Reputation: 2257
I am building a RCNN detection network using Tensorflow's object detection API.
My goal is to detect bounding boxes for animals in outdoor videos. Most frames do not have animals and are just of dynamic backgrounds.
Most tutorials focus on training custom labels, but make no mention of negative training samples. How do these class of detectors deal with images which do not contain objects of interest? Does it just output a low probability, or will it force to try to draw a bounding box within an image?
My current plan is to use traditional background subtraction in opencv to generate potential frames and pass them to a trained network. Should I also include a class of 'background' bounding boxes as 'negative data'?
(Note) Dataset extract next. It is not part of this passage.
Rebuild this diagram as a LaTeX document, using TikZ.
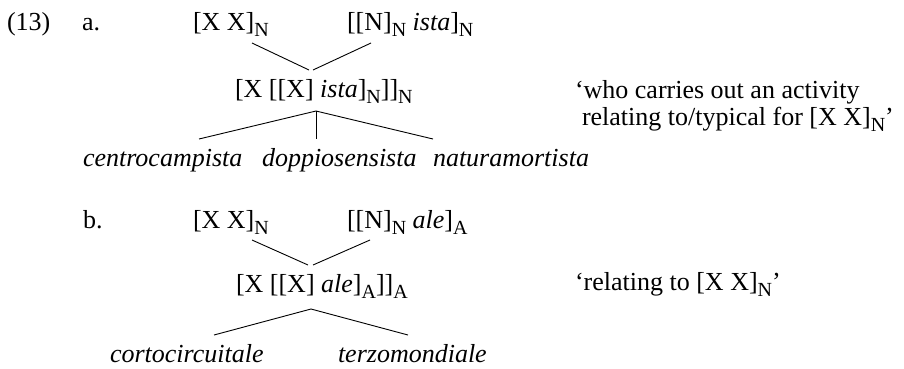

The final option would be to use opencv for background subtraction, RCNN to generate bounding boxes, then a classification model of crops to identify animals versus background.
Upvotes: 13
Views: 7749
Reputation: 302
I have found success by scanning my ground truth, copying the box areas plus a margin, then pasting tilings of those box areas onto new background images (guaranteed to have no objects), and creating corresponding XML files with the box category assertions.
I collect non-objects as "uncategorised" boxes - usually from glitches in the output from my latest model. These are tiled (just like the "is-objects") but are not updated in the XML files.
I produce tilings at various scales to build each new training set.
A further explanation and sample python code is here: https://github.com/brentcroft/ground-truth-productions
Upvotes: 2
Reputation: 1558
In general it's not necessary to explicitly include "negative images". What happens in these detection models is that they use the parts of the image that don't belong to the annotated objects as negatives.
Upvotes: 6
Reputation: 77860
If you expect your model to differentiate between "found a figure" and "no figure", then you will almost certainly need to train it on negative examples. Label these as "no image". In the "no image" case, yes, use the entire image as the bounding box; don't suggest that the model recognize anything smaller.
In "no image" cases, you may get a smaller bounding box, but that doesn't matter: in inference, you'll simply ignore whatever box is returned for "no image".
Of course, the critical issue here is to try it out, and see how well it works for you.
Upvotes: 3